- Set exercise -
Gather all lines in the records below that include the word "with".

- The input -
********************

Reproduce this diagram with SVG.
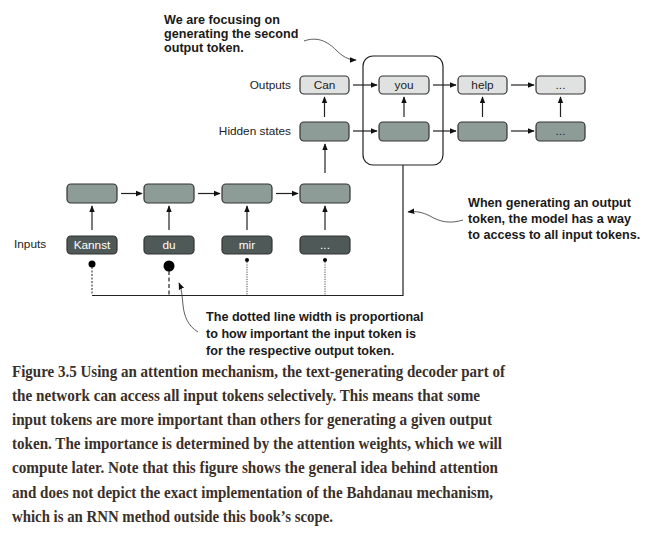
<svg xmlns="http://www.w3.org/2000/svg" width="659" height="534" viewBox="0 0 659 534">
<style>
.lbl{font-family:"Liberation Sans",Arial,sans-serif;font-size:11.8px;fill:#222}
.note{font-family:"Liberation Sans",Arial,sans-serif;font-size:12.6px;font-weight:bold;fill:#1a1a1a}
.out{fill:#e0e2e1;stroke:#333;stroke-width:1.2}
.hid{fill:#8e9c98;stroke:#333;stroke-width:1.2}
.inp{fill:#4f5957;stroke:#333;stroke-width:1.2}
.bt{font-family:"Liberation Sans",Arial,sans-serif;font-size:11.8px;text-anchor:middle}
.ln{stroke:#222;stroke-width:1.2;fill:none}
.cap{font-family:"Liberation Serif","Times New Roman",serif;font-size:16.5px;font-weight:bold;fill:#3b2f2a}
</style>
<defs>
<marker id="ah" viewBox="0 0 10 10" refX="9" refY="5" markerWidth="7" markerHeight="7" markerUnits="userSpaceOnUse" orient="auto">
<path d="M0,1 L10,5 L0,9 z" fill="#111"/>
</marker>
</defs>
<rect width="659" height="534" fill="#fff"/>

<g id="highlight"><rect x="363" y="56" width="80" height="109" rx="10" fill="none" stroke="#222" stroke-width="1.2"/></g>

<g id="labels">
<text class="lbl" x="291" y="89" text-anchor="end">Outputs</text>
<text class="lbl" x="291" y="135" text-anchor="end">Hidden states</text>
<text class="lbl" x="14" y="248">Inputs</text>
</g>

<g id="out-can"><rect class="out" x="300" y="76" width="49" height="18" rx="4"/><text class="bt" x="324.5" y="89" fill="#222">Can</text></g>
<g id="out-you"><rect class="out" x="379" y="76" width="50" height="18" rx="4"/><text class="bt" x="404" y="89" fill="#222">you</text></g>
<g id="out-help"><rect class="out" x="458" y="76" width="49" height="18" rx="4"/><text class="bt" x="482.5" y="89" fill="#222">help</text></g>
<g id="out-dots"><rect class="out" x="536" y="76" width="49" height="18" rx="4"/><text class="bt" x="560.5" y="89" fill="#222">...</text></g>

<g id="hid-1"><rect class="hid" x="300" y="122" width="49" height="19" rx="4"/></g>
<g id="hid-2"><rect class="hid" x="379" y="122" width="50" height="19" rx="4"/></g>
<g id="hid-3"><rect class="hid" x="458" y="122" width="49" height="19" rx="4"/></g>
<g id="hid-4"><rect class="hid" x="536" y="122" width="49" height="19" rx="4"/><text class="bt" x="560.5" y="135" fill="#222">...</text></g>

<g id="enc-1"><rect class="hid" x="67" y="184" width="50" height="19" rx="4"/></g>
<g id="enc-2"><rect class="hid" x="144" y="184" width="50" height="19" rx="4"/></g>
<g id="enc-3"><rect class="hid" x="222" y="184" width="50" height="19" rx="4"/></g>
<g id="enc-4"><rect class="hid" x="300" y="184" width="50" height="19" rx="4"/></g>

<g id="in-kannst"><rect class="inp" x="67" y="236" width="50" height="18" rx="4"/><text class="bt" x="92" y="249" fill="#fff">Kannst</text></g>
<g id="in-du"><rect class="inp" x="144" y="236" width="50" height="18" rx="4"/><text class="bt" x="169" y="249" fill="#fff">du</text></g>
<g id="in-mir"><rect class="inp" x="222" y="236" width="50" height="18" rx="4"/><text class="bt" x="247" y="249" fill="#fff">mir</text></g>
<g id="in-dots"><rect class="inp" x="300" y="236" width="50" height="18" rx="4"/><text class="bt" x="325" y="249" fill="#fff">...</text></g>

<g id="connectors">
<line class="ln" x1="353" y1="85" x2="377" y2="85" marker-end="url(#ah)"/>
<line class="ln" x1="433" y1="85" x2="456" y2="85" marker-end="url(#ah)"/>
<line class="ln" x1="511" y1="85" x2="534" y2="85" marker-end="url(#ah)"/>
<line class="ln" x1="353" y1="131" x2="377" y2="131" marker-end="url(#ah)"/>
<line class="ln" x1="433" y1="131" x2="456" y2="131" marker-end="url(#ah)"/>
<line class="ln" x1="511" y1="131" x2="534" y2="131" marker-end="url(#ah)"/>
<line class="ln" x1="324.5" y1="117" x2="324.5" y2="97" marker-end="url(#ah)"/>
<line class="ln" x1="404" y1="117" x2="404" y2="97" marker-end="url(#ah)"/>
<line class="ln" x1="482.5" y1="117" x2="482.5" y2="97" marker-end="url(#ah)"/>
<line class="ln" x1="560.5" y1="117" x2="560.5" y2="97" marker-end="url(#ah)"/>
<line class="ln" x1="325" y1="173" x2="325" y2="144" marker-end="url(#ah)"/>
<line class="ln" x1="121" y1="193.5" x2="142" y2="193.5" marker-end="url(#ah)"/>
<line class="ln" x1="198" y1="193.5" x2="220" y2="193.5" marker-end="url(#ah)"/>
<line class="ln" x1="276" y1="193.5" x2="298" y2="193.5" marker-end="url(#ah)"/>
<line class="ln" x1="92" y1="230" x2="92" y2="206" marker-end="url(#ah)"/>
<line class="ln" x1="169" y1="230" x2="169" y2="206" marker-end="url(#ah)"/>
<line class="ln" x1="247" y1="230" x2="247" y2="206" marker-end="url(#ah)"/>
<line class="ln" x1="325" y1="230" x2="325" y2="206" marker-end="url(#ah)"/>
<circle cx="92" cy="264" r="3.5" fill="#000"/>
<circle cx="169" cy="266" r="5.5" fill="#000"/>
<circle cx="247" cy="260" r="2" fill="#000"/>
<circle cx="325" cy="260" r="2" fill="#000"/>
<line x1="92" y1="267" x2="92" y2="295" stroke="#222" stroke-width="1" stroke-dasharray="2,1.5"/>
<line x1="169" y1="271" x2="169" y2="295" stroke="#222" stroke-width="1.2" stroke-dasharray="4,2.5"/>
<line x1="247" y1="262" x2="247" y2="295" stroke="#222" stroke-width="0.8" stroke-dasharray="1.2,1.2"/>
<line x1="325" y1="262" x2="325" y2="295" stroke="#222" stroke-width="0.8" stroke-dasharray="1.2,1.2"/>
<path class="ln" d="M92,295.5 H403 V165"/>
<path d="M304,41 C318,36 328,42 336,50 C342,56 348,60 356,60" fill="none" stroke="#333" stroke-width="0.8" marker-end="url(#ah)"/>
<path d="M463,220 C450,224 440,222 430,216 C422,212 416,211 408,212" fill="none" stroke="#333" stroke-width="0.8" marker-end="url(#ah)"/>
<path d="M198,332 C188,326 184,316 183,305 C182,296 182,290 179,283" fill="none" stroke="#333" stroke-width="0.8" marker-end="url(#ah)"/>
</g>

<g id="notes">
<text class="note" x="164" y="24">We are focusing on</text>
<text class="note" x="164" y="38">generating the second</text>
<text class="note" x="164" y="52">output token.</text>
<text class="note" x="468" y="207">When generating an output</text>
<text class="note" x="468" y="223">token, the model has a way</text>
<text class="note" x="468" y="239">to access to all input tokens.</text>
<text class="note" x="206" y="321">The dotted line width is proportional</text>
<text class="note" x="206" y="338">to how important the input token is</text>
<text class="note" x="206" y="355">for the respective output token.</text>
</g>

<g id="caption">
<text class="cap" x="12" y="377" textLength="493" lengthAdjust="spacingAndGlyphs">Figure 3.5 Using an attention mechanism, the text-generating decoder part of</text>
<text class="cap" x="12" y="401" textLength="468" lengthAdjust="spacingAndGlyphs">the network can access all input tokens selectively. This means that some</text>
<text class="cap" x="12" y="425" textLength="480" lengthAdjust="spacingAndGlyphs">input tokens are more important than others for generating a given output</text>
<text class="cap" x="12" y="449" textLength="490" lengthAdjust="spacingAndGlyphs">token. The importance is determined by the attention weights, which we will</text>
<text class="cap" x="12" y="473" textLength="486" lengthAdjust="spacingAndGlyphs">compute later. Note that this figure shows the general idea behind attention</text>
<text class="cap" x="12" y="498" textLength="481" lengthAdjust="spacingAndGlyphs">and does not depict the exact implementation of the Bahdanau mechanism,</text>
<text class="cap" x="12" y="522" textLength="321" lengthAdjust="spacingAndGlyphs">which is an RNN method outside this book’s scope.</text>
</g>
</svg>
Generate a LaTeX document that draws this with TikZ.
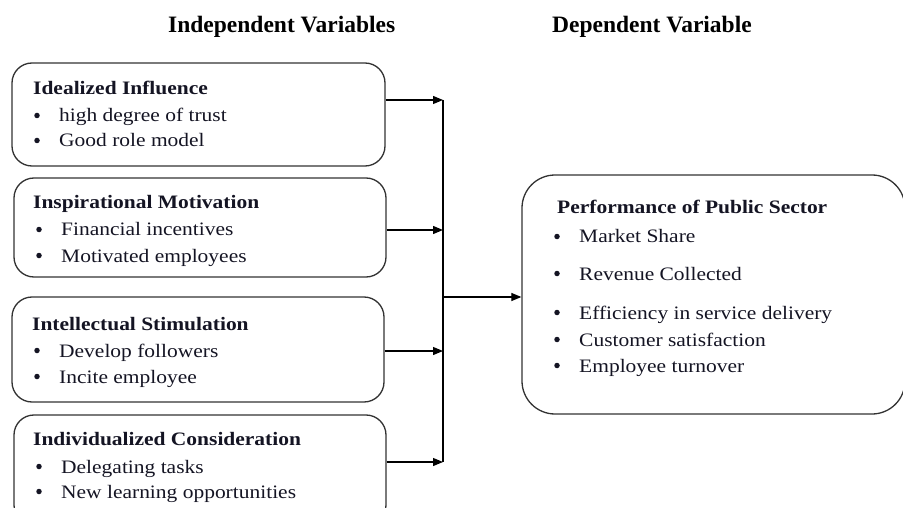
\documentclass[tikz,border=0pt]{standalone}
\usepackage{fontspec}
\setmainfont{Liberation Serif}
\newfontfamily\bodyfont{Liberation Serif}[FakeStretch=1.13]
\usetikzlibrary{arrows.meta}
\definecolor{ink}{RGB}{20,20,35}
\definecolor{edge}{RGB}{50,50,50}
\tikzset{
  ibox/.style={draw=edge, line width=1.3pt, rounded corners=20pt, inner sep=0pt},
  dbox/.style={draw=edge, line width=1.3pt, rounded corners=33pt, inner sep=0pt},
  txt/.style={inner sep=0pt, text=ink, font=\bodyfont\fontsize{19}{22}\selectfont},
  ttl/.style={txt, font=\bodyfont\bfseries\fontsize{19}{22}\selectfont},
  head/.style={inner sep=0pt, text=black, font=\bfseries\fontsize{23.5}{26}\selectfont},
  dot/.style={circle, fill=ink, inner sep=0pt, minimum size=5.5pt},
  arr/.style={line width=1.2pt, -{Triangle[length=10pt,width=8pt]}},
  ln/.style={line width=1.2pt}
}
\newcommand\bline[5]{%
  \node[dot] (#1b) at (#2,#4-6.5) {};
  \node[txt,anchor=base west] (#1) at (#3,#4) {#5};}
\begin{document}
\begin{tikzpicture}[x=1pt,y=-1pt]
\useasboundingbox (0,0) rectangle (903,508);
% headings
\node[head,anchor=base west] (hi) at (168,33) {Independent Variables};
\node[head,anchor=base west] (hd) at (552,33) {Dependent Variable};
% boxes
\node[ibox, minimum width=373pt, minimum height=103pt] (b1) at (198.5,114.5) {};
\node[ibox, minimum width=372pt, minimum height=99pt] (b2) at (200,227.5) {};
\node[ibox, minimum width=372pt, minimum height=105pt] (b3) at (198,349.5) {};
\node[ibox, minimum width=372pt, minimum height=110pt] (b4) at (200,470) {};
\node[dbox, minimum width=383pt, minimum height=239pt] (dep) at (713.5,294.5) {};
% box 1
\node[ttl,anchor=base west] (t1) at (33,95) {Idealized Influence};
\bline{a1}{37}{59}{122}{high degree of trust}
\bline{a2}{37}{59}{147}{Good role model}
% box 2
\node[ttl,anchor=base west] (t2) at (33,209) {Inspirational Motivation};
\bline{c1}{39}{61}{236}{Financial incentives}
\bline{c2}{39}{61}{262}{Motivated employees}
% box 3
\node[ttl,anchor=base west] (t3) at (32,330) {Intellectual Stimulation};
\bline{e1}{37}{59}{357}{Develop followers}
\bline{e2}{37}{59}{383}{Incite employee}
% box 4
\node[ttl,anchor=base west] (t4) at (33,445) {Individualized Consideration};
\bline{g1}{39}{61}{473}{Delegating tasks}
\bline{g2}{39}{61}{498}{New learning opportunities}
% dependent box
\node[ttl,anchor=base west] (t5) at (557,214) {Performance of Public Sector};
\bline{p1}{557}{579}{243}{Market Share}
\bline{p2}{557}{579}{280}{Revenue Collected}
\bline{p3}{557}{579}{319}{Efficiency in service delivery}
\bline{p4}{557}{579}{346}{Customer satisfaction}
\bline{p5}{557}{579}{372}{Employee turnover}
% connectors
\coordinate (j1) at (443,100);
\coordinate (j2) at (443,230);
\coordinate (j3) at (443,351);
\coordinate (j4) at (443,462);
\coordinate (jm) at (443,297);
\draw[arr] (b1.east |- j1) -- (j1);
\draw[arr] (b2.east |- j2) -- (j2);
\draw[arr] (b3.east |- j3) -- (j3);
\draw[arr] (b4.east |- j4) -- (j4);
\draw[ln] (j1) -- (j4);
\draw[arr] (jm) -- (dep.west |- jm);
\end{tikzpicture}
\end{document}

********************

- Exercise solution -
Reproduce this diagram with SVG.
Generate a LaTeX document that draws this with TikZ.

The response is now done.